Cognitive Load Theorie
Messmethoden
Physiologische Indikatoren
Physiologische Messverfahren nehmen an, dass Veränderungen in der kognitiven Belastung sich in physiologischen Kennwerten widerspiegeln (Sweller et al., 1998). Dabei werden Veränderungen folgender Parameter gemessen (Roskam et al., 2002; Sweller et al., 1998; vgl. auch Van Gog, Kester, Nievelstein, Giesbers und Paas, 2009):
- Atmung
- Augenaktivität (z.B. Augendilatation, d.h. Ausdehnung der Augen, Fixatio-nen und Sakkaden, d.h. Blickfokussierungen und Blickwechsel, Wimpern-schläge usw.)
- Blutdruck
- Gehirnaktivität (z.B. EEG, ERP)
- Hautleitfähigkeit
- Herzrate und deren Variabilität
- Hormonhaushalt (z.B. Adrenalin, Noradrenalin, Cortisol)
Sensitivität und Diagnostizität
Die verschiedenen Verfahren zur Messung des Cognitive Load werden in der Literatur zumeist hinsichtlich ihrer Sensitivität und Diagnostizität miteinander verglichen (O'Donnell und Eggemeier, 1986; Verwey und Veltman, 1996):
- Sensitivität: Sensitivität bezeichnet in diesem Zusammenhang, ob und wie gut das Mess-verfahren unterschiedliche Ausprägungen kognitiver Belastung voneinander unterscheiden kann.

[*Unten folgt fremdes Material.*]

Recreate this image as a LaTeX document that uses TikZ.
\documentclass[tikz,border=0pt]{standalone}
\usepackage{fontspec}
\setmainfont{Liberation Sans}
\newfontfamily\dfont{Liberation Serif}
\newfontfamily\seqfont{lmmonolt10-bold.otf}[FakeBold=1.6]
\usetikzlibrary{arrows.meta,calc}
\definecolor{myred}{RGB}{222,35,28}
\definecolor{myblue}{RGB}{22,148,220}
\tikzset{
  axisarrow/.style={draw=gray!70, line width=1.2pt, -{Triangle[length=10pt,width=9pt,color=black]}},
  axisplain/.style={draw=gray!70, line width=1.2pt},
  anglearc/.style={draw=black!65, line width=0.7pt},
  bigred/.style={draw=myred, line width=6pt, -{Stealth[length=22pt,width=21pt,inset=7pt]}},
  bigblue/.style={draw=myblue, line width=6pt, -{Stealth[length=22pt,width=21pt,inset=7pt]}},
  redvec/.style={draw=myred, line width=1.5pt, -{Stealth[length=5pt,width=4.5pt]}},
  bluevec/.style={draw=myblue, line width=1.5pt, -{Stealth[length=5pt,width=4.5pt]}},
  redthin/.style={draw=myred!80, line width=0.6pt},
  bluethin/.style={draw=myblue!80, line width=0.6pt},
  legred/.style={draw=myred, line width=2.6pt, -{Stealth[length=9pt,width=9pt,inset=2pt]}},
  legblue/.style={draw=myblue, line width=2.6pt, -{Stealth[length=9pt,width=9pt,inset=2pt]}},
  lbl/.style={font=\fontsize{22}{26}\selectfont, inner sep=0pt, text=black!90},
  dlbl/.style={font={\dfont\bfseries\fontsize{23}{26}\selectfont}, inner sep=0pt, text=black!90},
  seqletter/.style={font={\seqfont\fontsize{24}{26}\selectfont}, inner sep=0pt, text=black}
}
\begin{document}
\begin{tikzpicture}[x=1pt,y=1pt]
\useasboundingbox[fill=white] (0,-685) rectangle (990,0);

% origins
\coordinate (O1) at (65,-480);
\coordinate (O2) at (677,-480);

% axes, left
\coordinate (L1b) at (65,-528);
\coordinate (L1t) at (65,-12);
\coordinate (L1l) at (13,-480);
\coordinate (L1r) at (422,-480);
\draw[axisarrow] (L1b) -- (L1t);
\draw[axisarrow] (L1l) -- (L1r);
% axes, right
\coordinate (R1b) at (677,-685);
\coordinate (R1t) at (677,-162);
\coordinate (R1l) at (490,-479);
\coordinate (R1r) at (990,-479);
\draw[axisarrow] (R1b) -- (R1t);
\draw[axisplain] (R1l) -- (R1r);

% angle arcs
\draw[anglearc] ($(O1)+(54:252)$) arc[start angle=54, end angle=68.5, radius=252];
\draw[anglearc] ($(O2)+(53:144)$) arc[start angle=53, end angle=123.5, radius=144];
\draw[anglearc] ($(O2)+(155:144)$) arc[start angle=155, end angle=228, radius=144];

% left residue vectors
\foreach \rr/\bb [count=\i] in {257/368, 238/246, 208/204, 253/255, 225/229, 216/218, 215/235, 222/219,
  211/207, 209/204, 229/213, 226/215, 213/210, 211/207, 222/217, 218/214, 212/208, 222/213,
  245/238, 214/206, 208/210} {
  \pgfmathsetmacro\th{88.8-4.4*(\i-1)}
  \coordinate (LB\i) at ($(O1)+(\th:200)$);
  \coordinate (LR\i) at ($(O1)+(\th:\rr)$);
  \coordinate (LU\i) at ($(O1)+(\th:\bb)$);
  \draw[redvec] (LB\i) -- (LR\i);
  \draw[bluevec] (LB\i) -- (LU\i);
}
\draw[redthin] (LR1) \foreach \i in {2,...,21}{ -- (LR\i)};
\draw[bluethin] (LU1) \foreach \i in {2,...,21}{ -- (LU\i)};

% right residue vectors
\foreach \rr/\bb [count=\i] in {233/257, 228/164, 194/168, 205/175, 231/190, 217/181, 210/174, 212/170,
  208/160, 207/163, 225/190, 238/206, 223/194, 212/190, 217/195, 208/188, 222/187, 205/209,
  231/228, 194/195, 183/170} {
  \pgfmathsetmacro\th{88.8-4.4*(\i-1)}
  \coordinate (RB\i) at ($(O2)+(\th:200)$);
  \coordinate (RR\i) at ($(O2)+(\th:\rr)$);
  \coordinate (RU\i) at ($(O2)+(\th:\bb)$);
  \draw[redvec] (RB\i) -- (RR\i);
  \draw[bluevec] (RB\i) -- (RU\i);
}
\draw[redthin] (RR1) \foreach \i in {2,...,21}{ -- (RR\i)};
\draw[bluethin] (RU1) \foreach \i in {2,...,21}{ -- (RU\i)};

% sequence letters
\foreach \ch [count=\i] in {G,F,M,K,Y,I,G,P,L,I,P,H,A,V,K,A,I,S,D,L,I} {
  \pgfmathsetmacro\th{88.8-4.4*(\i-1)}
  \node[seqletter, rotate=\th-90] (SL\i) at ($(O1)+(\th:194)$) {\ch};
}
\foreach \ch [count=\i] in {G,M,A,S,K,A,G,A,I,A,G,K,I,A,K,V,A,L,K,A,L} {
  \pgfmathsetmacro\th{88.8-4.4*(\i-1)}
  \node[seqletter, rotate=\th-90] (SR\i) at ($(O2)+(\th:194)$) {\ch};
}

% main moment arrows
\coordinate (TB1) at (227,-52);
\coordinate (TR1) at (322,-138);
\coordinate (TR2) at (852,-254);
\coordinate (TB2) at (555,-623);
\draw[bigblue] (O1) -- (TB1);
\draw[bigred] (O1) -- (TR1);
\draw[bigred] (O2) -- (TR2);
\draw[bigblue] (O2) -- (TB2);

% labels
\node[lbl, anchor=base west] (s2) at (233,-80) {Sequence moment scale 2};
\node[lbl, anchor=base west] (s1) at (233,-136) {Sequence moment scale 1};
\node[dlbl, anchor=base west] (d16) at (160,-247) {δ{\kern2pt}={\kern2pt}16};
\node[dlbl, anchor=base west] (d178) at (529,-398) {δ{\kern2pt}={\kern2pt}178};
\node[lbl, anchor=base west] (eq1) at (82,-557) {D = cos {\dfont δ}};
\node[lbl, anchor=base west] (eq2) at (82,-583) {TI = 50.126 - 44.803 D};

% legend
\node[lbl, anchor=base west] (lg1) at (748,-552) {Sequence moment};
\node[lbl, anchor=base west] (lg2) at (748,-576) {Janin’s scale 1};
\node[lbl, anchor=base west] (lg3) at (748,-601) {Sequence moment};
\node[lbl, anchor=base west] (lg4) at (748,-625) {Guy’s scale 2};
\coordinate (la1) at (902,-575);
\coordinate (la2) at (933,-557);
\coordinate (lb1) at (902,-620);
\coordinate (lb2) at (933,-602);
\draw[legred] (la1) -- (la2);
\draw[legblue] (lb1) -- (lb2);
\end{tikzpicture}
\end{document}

- Diagnostizität: Diagnostizität bezieht sich hingegen in diesem Kontext auf das Ausmaß, ob und wie gut das Messverfahren verschiedene Arten des Workload differenzieren kann (Verwey und Veltman, 1996).
Bewertung verschiedener Messverfahren
Grundsätzlich sind aufgaben- und leistungsbasierte Indikatoren sowie subjektive Ratingskalen hinsichtlich der Sensitivität und Diagnostizität physiologischen Indikatoren bei der Messung des CL überlegen (Casali und Wierwille, 1984; Hicks und Wierwille, 1979; Paas, Tuovinen, Tabbers und Van Gerven, 2003; Roskam et al., 2002; Sweller et al., 1998; Verwey und Veltman, 1996).

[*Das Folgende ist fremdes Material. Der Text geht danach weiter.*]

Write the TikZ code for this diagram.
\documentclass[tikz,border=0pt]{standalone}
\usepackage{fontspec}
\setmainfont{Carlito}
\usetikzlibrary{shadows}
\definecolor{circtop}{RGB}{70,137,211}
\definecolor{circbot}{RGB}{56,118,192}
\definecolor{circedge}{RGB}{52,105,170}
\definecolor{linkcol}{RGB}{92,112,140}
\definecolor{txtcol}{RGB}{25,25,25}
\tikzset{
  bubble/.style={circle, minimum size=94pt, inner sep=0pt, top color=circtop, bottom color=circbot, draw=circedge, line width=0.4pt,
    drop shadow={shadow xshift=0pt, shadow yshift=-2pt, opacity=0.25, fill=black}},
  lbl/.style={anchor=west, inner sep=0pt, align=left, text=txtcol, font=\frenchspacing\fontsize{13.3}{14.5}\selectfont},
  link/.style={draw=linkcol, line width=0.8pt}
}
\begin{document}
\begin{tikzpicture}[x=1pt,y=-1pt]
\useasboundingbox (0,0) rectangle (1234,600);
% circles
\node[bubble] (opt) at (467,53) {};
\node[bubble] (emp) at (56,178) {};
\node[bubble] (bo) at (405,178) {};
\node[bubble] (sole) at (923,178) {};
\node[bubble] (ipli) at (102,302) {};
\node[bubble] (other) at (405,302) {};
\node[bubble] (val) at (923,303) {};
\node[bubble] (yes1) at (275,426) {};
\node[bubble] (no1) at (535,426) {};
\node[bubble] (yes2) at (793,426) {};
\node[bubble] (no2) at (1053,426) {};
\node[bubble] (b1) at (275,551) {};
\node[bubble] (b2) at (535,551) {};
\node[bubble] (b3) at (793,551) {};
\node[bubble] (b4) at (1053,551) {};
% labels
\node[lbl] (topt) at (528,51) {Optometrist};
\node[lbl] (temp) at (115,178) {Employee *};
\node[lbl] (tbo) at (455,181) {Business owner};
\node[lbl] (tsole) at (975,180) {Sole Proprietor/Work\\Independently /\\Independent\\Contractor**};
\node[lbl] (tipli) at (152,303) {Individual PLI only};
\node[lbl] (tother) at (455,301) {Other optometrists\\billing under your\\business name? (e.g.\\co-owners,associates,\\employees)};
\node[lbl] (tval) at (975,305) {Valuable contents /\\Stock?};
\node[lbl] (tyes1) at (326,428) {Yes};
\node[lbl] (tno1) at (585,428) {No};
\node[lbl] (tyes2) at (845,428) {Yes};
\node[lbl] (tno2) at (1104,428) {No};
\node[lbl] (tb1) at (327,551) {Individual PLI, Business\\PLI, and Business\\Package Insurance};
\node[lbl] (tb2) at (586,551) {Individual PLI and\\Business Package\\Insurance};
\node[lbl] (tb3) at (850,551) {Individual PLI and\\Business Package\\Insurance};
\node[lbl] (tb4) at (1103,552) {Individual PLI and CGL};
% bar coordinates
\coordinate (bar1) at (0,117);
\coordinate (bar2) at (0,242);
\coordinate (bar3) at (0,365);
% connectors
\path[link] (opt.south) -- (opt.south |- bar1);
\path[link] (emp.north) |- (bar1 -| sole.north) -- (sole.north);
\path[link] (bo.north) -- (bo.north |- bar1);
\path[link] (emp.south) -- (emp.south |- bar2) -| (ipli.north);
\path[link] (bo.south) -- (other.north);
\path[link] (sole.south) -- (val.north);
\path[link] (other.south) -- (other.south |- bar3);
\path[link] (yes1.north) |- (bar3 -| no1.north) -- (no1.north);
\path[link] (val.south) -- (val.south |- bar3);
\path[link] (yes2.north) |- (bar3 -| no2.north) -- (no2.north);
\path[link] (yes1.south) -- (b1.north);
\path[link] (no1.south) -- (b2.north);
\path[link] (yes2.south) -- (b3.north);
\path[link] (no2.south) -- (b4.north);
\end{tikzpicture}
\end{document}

Physiologische Messverfahren sind wenn überhaupt nur für Messungen der kognitiven Belastung über längere Zeitintervalle geeignet, während sie Workload-Spitzen in besonders belastenden Situationen nicht präzise abbilden können (Roskam et al., 2002). Zudem ist der Aufwand bei physiologischen Messungen zum Teil deutlich größer als bei aufgaben- bzw. leistungsbasierten Indikatoren und Ratingskalen. Daher sollte meiner Meinung nach auf physiologische Indikatoren bei der Erfassung des CL in der E-Learning Forschung eher verzichtet werden.

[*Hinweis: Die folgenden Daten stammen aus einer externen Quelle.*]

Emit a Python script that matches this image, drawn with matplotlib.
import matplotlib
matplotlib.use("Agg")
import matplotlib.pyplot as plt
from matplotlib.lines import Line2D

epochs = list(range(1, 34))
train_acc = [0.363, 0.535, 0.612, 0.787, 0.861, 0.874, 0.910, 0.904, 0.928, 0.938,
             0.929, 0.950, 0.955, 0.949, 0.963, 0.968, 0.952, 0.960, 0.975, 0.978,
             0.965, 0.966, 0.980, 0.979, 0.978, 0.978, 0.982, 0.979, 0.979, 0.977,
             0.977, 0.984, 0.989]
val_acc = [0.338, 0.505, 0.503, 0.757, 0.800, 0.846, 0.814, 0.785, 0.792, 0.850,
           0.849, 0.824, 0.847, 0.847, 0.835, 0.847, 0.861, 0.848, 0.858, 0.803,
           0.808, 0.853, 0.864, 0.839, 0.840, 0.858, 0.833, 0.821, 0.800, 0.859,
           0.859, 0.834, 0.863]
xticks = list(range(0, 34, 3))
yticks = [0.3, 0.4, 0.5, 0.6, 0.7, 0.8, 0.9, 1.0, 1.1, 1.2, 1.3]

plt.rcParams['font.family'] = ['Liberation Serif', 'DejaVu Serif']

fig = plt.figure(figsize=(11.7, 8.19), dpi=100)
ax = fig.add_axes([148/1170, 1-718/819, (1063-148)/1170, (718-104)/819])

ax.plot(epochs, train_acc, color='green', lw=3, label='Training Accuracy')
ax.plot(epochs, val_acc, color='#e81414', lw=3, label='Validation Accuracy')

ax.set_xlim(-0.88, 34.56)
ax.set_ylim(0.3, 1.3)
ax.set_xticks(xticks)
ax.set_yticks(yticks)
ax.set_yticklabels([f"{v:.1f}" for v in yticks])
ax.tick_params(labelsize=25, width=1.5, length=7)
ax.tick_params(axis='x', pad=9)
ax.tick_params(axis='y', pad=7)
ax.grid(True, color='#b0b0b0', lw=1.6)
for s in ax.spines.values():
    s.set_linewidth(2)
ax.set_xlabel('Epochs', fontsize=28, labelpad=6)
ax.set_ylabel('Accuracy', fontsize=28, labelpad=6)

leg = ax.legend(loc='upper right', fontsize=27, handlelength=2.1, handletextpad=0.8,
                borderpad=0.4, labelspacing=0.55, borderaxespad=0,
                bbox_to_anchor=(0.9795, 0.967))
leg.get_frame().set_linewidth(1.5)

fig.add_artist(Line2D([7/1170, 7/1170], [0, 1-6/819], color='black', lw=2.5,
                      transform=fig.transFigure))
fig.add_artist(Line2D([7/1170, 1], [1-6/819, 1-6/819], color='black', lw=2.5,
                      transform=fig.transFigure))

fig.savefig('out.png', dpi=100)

Aber auch bei den anderen Verfahren ergeben sich Probleme bei der Messung der kognitiven Belastung. So ist die erfasste Leistung der Lernenden schon allein deshalb nicht mit dem CL gleichzusetzen, da eine höhere aufgabenbasierte Belastung (mental load) durch eine Erhöhung der lernerbasierten Anstrengung (mental effort) kompensiert werden kann (siehe hierzu: kompensatorische Anstrengung; z.B. Gaillard, 1992; Hockey, 1979, 1993). Bei den subjektiven Verfahren zeigen sich mitunter Schwächen bezüglich des Kriteriums der Diagnostizität. NASA-TLX und RSME (siehe oben) schneiden bei den Ratingskalen besonders gut im Vergleich zu den anderen subjektiven Indikatoren bei den oben aufgeführten Kriterien ab (Hill et al., 1992; Verwey und Veltman, 1996).
Zusammenfassende Bewertung
Zusammenfassend bietet sich bei der Messung des Cognitive Load eine Kombination aus aufgaben- und leistungsbasierten Indikatoren sowie subjektiven Ratingskalen an, wobei aus oben genannten Gründen besonders der NASA-TLX oder der RSME Anwendung finden sollte. Auch die Messung nach Paas (1992) erscheint aufgrund der guten Reliabilitätswerte (Maß für die Zuverlässigkeit bzw. Genauigkeit der Messung) und vorhandenen Kriteriumsvalidität (Maß für die Übereinstimmung des Testergebnisses mit anderen Kriterien, die das Merkmal ebenfalls erfassen) geeignet (Van Gog und Paas, 2008).